By Doug Draper
It is hard not to think about George McGovern, the former U.S. senator and presidential candidate who died at age 90 this October 21, without also giving a passing thought to Watergate.
Not that a politician as decent and honest as McGovern was, according to virtually everyone who spent more than a few moments with him, deserves to have his name indelibly linked to a scandal as vast and damaging to the country he served so courageously both in times of war (as a bomber pilot during the Second World War) and in times of fighting for peace as Watergate.
Yet there is no escaping the fact that the Watergate scandal began with a 1972 break-in at the Democratic National Committee headquarters in the Watergate Hotel in Washington, D.C. when McGovern was running as the Democratic candidate for presidency against then Republican incumbent Richard Nixon, and ended with Nixon’s resignation – the first time in the then two century history of the United States that one of that country’s presidents was forced to resign from office.
As much as it looked like Nixon was going to defeat McGovern anyway, which he ultimately did in that 1972 election in a landslide, it turned out that Nixon’s White House had direct links in the Watergate break-in for reasons that may, according to McGovern and others, had something to do with terminally paranoid Nixon thinking that the Democratic National Committee might have had some information on his shenanigans in its files from his past
The Watergate break-in occurred in the months leading up to the 1972 election and the media – beginning with two young, dogged reporters from the Washington Post named Bob Woodward and Carl Bernstein – were not able to make the link (hardly their fault, for their work remains heroic in all of this) until after the election. That left the American people living through another year and a half of agonizing revelations about sleazy, slimy political tricks and other attacks on the country’s democracy before Nixon was finally forced to hop on a helicopter as the only American president to date forced to resign from office.
During the U.S. Senate Watergate hearings in 1973, my parents and sister Nancy visited Washington, D.C. and attended a day or two of those historic hearings presided over by the late great Senator Sam Ervin. Those hearings led to the revelations of the infamous Watergate tapes, made in the Oval Office, that ultimately sunk Nixon.At any rate, it was during the few days my parents and sister spent in Washington, D.C. that they just happened to cross paths with George McGovern walking out of the Capital Building. He was kind enough to stop and talk to them for five or 10 minutes while my dad said to him that it looked like he got a bad deal. As he recalls, and as have so many other interviews with McGovern during that period have confirmed, he showed no sign of anger or bitterness, even though he lost the “brass ring” of politics in his country, which is the presidency.
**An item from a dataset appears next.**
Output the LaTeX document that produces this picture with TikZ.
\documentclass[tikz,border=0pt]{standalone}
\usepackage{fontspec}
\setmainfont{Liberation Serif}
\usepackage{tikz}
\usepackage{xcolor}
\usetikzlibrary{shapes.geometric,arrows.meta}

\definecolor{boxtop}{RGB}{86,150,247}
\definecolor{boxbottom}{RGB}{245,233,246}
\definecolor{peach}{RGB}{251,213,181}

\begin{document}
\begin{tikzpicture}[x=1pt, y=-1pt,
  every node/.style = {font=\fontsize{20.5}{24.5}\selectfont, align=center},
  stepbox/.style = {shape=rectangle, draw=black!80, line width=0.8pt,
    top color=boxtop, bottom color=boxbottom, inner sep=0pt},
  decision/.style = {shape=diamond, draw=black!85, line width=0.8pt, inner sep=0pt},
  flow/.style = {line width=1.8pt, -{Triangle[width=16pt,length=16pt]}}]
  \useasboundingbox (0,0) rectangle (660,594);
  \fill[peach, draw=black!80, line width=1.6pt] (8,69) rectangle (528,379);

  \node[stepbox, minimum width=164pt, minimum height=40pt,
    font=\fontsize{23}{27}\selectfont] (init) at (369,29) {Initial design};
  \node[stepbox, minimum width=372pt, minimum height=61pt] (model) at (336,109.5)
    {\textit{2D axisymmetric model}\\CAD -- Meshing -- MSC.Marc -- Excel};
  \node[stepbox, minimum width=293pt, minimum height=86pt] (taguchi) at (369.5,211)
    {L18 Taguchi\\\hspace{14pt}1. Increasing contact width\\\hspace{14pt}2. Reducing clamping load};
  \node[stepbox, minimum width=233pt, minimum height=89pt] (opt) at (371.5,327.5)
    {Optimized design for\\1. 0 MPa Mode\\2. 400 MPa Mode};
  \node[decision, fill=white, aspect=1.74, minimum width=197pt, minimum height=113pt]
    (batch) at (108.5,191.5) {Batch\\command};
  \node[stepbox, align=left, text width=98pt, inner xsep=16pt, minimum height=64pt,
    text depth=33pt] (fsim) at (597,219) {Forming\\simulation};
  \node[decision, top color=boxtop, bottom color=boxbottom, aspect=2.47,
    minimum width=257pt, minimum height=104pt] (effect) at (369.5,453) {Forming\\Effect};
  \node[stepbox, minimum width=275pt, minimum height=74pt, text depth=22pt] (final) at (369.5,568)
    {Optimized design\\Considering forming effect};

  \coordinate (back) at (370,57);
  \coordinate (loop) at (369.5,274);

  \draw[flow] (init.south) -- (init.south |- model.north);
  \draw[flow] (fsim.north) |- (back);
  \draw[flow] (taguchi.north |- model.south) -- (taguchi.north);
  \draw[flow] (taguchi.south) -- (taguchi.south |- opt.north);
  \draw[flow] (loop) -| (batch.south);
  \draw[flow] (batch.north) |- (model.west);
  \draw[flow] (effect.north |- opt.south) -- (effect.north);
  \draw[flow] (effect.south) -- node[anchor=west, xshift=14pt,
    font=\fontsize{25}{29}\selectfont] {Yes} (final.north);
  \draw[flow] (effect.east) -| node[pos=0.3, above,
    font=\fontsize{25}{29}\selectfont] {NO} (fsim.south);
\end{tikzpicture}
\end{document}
Instead, he expressed worry for the country he has served and the political corruption that had seemed to carpet bomb the principles of democracy it has always claimed to stand for. This administration (the one under Nixon) was the most corrupt government he had experienced in his lifetime, this Second World War veteran, born in 1922, told my parents and sister.
Later and likely even then, McGovern would tell others how much he regretted that his failed presidential candidacy, built on a promise to immediately end the bloody war in Vietnam, also failed to save the lives of possibly thousands of young Americans and Vietnamese that went on dying for at least two more years in what most of us know now was an unnecessary war.
Years later, looking back on his 1972 presidential run during an interview with America’s National Public Radio, McGovern said; “I though the program I spelled out (during that election) was the truth. I thought it was the best for America and I’ll go to my grave believing America would be better off had I been elected.”
America very well would have been better had this decent advocate for peace and social justice been elected. One more time, God bless George McGovern and may the principles of democracy that advocate for the best for all live on.